### Task to complete
Exactly the lines from the one that contains "Give me the matplotlib source for this chart." to the one that contains "ax.set_axisbelow(True)", both lines included, should be copied, and no others.

(Plotting code records)

"""

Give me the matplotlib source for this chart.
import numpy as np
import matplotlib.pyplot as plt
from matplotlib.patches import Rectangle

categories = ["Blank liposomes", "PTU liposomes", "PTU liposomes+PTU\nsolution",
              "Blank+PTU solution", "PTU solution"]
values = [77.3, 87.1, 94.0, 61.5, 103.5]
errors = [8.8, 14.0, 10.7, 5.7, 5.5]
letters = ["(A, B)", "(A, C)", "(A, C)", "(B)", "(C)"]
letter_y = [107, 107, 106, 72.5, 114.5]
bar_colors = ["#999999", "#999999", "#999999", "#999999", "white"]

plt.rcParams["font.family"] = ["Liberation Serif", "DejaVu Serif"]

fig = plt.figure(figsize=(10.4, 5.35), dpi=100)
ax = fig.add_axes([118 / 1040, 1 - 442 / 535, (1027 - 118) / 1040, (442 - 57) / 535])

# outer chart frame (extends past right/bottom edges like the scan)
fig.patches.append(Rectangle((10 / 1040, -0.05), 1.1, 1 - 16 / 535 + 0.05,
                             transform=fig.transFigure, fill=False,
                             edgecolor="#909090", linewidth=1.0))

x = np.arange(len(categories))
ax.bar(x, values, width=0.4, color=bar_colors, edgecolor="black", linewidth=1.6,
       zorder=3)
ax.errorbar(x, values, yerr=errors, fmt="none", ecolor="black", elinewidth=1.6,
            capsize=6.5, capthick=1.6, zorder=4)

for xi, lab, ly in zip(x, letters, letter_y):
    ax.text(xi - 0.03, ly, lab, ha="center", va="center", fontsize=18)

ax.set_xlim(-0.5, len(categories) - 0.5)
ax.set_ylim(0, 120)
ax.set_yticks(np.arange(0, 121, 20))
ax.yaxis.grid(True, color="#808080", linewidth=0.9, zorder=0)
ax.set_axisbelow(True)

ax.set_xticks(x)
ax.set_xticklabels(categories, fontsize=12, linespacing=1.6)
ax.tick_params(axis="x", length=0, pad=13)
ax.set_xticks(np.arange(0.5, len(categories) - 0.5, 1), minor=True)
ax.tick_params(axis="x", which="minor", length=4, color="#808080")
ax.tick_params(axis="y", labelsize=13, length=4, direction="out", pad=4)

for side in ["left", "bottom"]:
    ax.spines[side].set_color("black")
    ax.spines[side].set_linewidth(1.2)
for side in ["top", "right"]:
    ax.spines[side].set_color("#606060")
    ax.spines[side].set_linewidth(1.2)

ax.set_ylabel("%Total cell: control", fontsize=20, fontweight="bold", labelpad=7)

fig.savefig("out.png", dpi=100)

"""
"""

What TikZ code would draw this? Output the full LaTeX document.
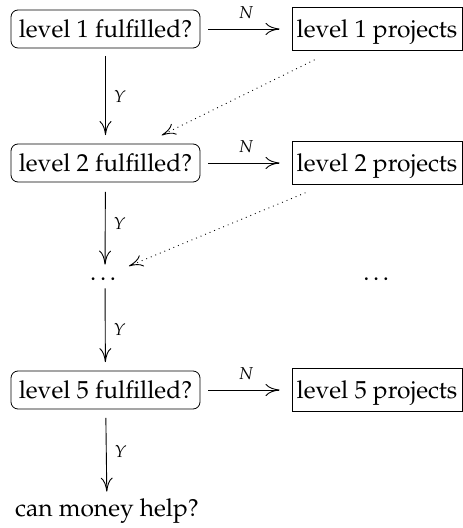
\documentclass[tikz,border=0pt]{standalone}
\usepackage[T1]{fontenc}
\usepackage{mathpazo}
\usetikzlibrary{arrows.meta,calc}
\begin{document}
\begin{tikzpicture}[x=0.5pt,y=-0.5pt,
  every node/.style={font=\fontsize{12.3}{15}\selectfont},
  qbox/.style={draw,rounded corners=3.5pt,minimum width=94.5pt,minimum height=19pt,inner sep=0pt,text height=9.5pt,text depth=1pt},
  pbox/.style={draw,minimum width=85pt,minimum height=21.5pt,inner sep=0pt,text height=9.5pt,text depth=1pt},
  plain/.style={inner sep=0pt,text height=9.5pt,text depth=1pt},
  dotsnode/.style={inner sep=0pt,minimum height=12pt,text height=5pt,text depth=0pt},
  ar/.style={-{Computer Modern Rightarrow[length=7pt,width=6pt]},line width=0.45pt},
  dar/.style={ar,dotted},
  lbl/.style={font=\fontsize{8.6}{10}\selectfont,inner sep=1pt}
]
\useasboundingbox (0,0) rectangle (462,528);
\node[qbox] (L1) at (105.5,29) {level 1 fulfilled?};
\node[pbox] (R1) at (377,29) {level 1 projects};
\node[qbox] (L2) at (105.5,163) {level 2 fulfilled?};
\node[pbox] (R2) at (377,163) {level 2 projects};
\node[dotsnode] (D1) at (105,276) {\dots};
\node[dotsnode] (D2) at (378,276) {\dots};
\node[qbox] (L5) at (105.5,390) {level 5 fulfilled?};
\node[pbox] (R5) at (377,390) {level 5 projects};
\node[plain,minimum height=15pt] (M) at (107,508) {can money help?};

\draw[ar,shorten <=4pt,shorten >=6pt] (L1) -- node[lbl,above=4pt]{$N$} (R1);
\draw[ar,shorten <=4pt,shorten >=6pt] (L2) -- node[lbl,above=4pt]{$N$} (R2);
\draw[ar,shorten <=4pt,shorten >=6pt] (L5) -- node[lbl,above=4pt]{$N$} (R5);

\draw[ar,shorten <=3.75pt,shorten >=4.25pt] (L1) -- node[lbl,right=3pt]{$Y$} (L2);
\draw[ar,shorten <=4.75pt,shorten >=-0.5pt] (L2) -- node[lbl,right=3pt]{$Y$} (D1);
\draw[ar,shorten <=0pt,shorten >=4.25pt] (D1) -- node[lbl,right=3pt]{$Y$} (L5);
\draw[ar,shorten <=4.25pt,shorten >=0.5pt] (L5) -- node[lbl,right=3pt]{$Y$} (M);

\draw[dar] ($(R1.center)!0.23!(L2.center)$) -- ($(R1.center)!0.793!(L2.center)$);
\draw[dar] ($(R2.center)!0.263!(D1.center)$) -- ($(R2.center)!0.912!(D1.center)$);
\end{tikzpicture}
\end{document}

"""

### Solution to this task
Give me the matplotlib source for this chart.
import numpy as np
import matplotlib.pyplot as plt
from matplotlib.patches import Rectangle

categories = ["Blank liposomes", "PTU liposomes", "PTU liposomes+PTU\nsolution",
              "Blank+PTU solution", "PTU solution"]
values = [77.3, 87.1, 94.0, 61.5, 103.5]
errors = [8.8, 14.0, 10.7, 5.7, 5.5]
letters = ["(A, B)", "(A, C)", "(A, C)", "(B)", "(C)"]
letter_y = [107, 107, 106, 72.5, 114.5]
bar_colors = ["#999999", "#999999", "#999999", "#999999", "white"]

plt.rcParams["font.family"] = ["Liberation Serif", "DejaVu Serif"]

fig = plt.figure(figsize=(10.4, 5.35), dpi=100)
ax = fig.add_axes([118 / 1040, 1 - 442 / 535, (1027 - 118) / 1040, (442 - 57) / 535])

# outer chart frame (extends past right/bottom edges like the scan)
fig.patches.append(Rectangle((10 / 1040, -0.05), 1.1, 1 - 16 / 535 + 0.05,
                             transform=fig.transFigure, fill=False,
                             edgecolor="#909090", linewidth=1.0))

x = np.arange(len(categories))
ax.bar(x, values, width=0.4, color=bar_colors, edgecolor="black", linewidth=1.6,
       zorder=3)
ax.errorbar(x, values, yerr=errors, fmt="none", ecolor="black", elinewidth=1.6,
            capsize=6.5, capthick=1.6, zorder=4)

for xi, lab, ly in zip(x, letters, letter_y):
    ax.text(xi - 0.03, ly, lab, ha="center", va="center", fontsize=18)

ax.set_xlim(-0.5, len(categories) - 0.5)
ax.set_ylim(0, 120)
ax.set_yticks(np.arange(0, 121, 20))
ax.yaxis.grid(True, color="#808080", linewidth=0.9, zorder=0)
ax.set_axisbelow(True)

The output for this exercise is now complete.